§ What you will do
Take the lines from the top down to and including the one with "const seriesColors = ['#ffa500', '#1010ff', '#ff1a1a'];" and repeat them exactly. Omit images.

──────── Supplied information

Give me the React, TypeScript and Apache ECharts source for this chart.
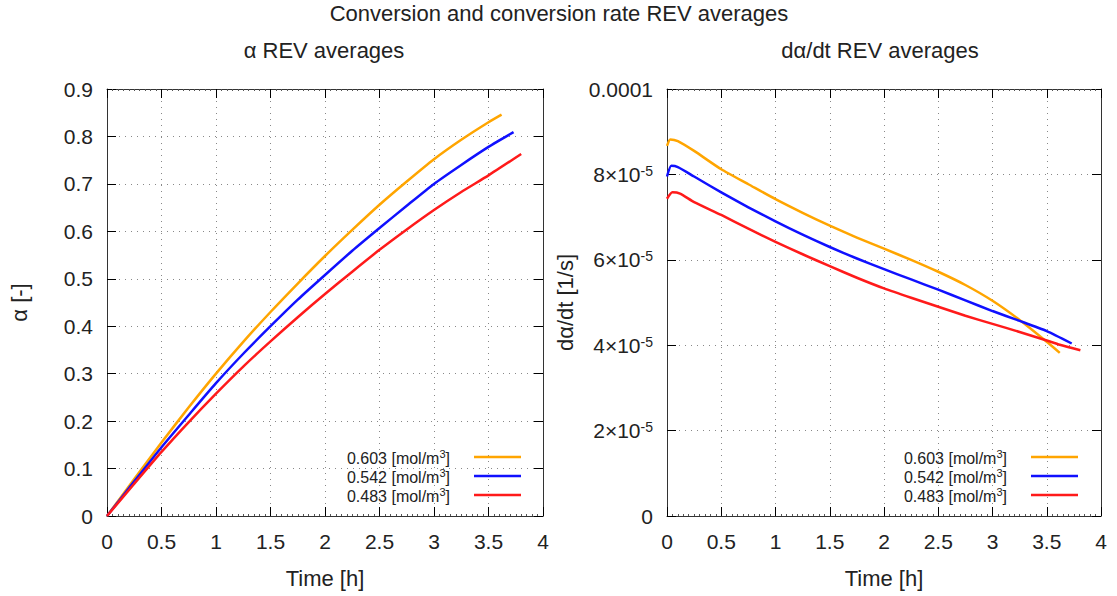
import React, { useEffect, useRef } from 'react';
import * as echarts from 'echarts';

// ---- data ----
const concentrations = ['0.603', '0.542', '0.483'];
const seriesColors = ['#ffa500', '#1010ff', '#ff1a1a'];

// alpha (left)
const alphaTime603 = [0, 0.25, 0.5, 0.75, 1, 1.25, 1.5, 1.75, 2, 2.25, 2.5, 2.75, 3, 3.25, 3.5, 3.62];
const alpha603 = [0, 0.078, 0.155, 0.229, 0.3, 0.367, 0.43, 0.49, 0.548, 0.603, 0.656, 0.705, 0.752, 0.793, 0.83, 0.846];
const alphaTime542 = [0, 0.25, 0.5, 0.75, 1, 1.25, 1.5, 1.75, 2, 2.25, 2.5, 2.75, 3, 3.25, 3.5, 3.73];
const alpha542 = [0, 0.073, 0.145, 0.213, 0.28, 0.342, 0.4, 0.456, 0.508, 0.559, 0.607, 0.654, 0.7, 0.74, 0.778, 0.809];
const alphaTime483 = [0, 0.25, 0.5, 0.75, 1, 1.25, 1.5, 1.75, 2, 2.25, 2.5, 2.75, 3, 3.25, 3.5, 3.8];
const alpha483 = [0, 0.068, 0.135, 0.198, 0.258, 0.315, 0.368, 0.419, 0.468, 0.515, 0.561, 0.604, 0.645, 0.683, 0.718, 0.763];

// dalpha/dt (right), in 1/s
const rateTime603 = [0, 0.03, 0.1, 0.25, 0.5, 0.75, 1, 1.25, 1.5, 1.75, 2, 2.25, 2.5, 2.75, 3, 3.25, 3.5, 3.62];
const rate603 = [8.67e-5, 8.82e-5, 8.78e-5, 8.55e-5, 8.12e-5, 7.77e-5, 7.42e-5, 7.1e-5, 6.8e-5, 6.52e-5, 6.26e-5, 6.0e-5, 5.72e-5, 5.41e-5, 5.04e-5, 4.59e-5, 4.08e-5, 3.82e-5];
const rateTime542 = [0, 0.04, 0.1, 0.25, 0.5, 0.75, 1, 1.25, 1.5, 1.75, 2, 2.25, 2.5, 2.75, 3, 3.25, 3.5, 3.73];
const rate542 = [7.95e-5, 8.2e-5, 8.17e-5, 7.95e-5, 7.58e-5, 7.23e-5, 6.9e-5, 6.59e-5, 6.3e-5, 6.03e-5, 5.78e-5, 5.54e-5, 5.3e-5, 5.05e-5, 4.8e-5, 4.57e-5, 4.33e-5, 4.04e-5];
const rateTime483 = [0, 0.05, 0.12, 0.25, 0.5, 0.75, 1, 1.25, 1.5, 1.75, 2, 2.25, 2.5, 2.75, 3, 3.25, 3.5, 3.62, 3.81];
const rate483 = [7.43e-5, 7.58e-5, 7.55e-5, 7.35e-5, 7.05e-5, 6.73e-5, 6.42e-5, 6.13e-5, 5.85e-5, 5.58e-5, 5.33e-5, 5.11e-5, 4.9e-5, 4.69e-5, 4.5e-5, 4.31e-5, 4.11e-5, 4.01e-5, 3.88e-5];

const mainTitle = 'Conversion and conversion rate REV averages';
const leftTitle = 'α REV averages';
const rightTitle = 'dα/dt REV averages';
const xName = 'Time [h]';
const leftYName = 'α [-]';
const rightYName = 'dα/dt [1/s]';

const FONT = '"Liberation Sans", Arial, sans-serif';
const TXT = '#222';

const zip = (xs: number[], ys: number[]) => xs.map((x, i) => [x, ys[i]]);
const names = concentrations.map((c) => c + ' [mol/m3]');

function xAxes(gridIndex: number) {
  const common = {
    type: 'value',
    gridIndex,
    min: 0,
    max: 4,
    interval: 0.5,
  };
  return [
    {
      ...common,
      position: 'bottom',
      axisLine: { show: true, onZero: false, lineStyle: { color: '#333', width: 1 } },
      axisTick: { show: true, inside: true, length: 9, lineStyle: { color: '#000' } },
      minorTick: { show: true, splitNumber: 10, length: 2, lineStyle: { color: '#555' } },
      axisLabel: { fontSize: 21, color: TXT, margin: 15, fontFamily: FONT },
      splitLine: { show: true, lineStyle: { type: [1, 5], color: '#888', width: 1 } },
      name: xName,
      nameLocation: 'middle',
      nameGap: 51,
      nameTextStyle: { fontSize: 22, color: TXT, fontFamily: FONT },
    },
    {
      ...common,
      position: 'top',
      axisLine: { show: true, onZero: false, lineStyle: { color: '#333', width: 1 } },
      axisTick: { show: true, inside: true, length: 9, lineStyle: { color: '#000' } },
      minorTick: { show: true, splitNumber: 10, length: 2, lineStyle: { color: '#555' } },
      axisLabel: { show: false },
      splitLine: { show: false },
    },
  ];
}

function yAxes(gridIndex: number, max: number, interval: number, name: string, nameGap: number, formatter?: any) {
  const common = { type: 'value', gridIndex, min: 0, max, interval };
  return [
    {
      ...common,
      position: 'left',
      axisLine: { show: true, onZero: false, lineStyle: { color: '#333', width: 1 } },
      axisTick: { show: true, inside: true, length: 9, lineStyle: { color: '#000' } },
      axisLabel: {
        fontSize: 21,
        color: TXT,
        margin: 14,
        fontFamily: FONT,
        formatter,
        rich: {
          b: { fontSize: 21, color: TXT, fontFamily: FONT },
          s: { fontSize: 14, color: TXT, fontFamily: FONT, verticalAlign: 'top' },
        },
      },
      splitLine: { show: true, lineStyle: { type: [1, 5], color: '#888', width: 1 } },
      name,
      nameLocation: 'middle',
      nameGap,
      nameTextStyle: { fontSize: 22, color: TXT, fontFamily: FONT },
    },
    {
      ...common,
      position: 'right',
      axisLine: { show: true, onZero: false, lineStyle: { color: '#333', width: 1 } },
      axisTick: { show: true, inside: true, length: 9, lineStyle: { color: '#000' } },
      axisLabel: { show: false },
      splitLine: { show: false },
    },
  ];
}

const rateFormatter = (v: number) => {
  if (v === 0) return '0';
  if (Math.abs(v - 1e-4) < 1e-9) return '0.0001';
  const m = Math.round(v / 1e-5);
  return '{b|' + m + '×10}{s|-5}';
};

function legend(right: number) {
  return {
    data: names,
    orient: 'vertical',
    right,
    top: 443,
    align: 'right',
    icon: 'rect',
    itemWidth: 47,
    itemHeight: 2.5,
    itemGap: 1,
    selectedMode: false,
    formatter: (n: string) => '{a|' + n.replace(' [mol/m3]', ' [mol/m') + '}{s|3}{a|]}',
    textStyle: {
      color: TXT,
      fontSize: 16,
      fontFamily: FONT,
      padding: [0, 19, 0, 0],
      rich: {
        a: { fontSize: 16, lineHeight: 18, color: TXT, fontFamily: FONT, verticalAlign: 'bottom' },
        s: { fontSize: 11, lineHeight: 11, color: TXT, fontFamily: FONT, verticalAlign: 'top' },
      },
    },
  };
}

function lineSeries(name: string, color: string, data: number[][], axisIndex: number) {
  return {
    type: 'line',
    name,
    data,
    xAxisIndex: axisIndex,
    yAxisIndex: axisIndex,
    showSymbol: false,
    symbol: 'none',
    smooth: 0.2,
    lineStyle: { color, width: 2.5, join: 'round' },
    itemStyle: { color },
  };
}

const option = {
  animation: false,
  backgroundColor: '#fff',
  title: [
    { text: mainTitle, left: 554, top: -3, textAlign: 'center', textStyle: { fontSize: 22, fontWeight: 'normal', color: TXT, fontFamily: FONT } },
    { text: leftTitle, left: 319, top: 34, textAlign: 'center', textStyle: { fontSize: 22, fontWeight: 'normal', color: TXT, fontFamily: FONT } },
    { text: rightTitle, left: 875, top: 34, textAlign: 'center', textStyle: { fontSize: 22, fontWeight: 'normal', color: TXT, fontFamily: FONT } },
  ],
  grid: [
    { left: 107, right: 574, top: 89, bottom: 80, containLabel: false },
    { left: 667, right: 16, top: 89, bottom: 80, containLabel: false },
  ],
  legend: [legend(591), legend(34)],
  xAxis: [...xAxes(0), ...xAxes(1)],
  yAxis: [
    ...yAxes(0, 0.9, 0.1, leftYName, 77, undefined),
    ...yAxes(1, 1e-4, 2e-5, rightYName, 91, rateFormatter),
  ],
  series: [
    lineSeries(names[0], seriesColors[0], zip(alphaTime603, alpha603), 0),
    lineSeries(names[1], seriesColors[1], zip(alphaTime542, alpha542), 0),
    lineSeries(names[2], seriesColors[2], zip(alphaTime483, alpha483), 0),
    lineSeries(names[0], seriesColors[0], zip(rateTime603, rate603), 2),
    lineSeries(names[1], seriesColors[1], zip(rateTime542, rate542), 2),
    lineSeries(names[2], seriesColors[2], zip(rateTime483, rate483), 2),
  ],
};

export default function App() {
  const ref = useRef<HTMLDivElement>(null);
  useEffect(() => {
    const chart = echarts.init(ref.current!, null, { renderer: 'svg' });
    chart.setOption(option as any);
    return () => chart.dispose();
  }, []);
  return <div ref={ref} style={{ position: 'fixed', left: 0, top: 0, width: 1117, height: 596, background: '#fff' }} />;
}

────────────────

§ Correct result
Give me the React, TypeScript and Apache ECharts source for this chart.
import React, { useEffect, useRef } from 'react';
import * as echarts from 'echarts';

// ---- data ----
const concentrations = ['0.603', '0.542', '0.483'];
const seriesColors = ['#ffa500', '#1010ff', '#ff1a1a'];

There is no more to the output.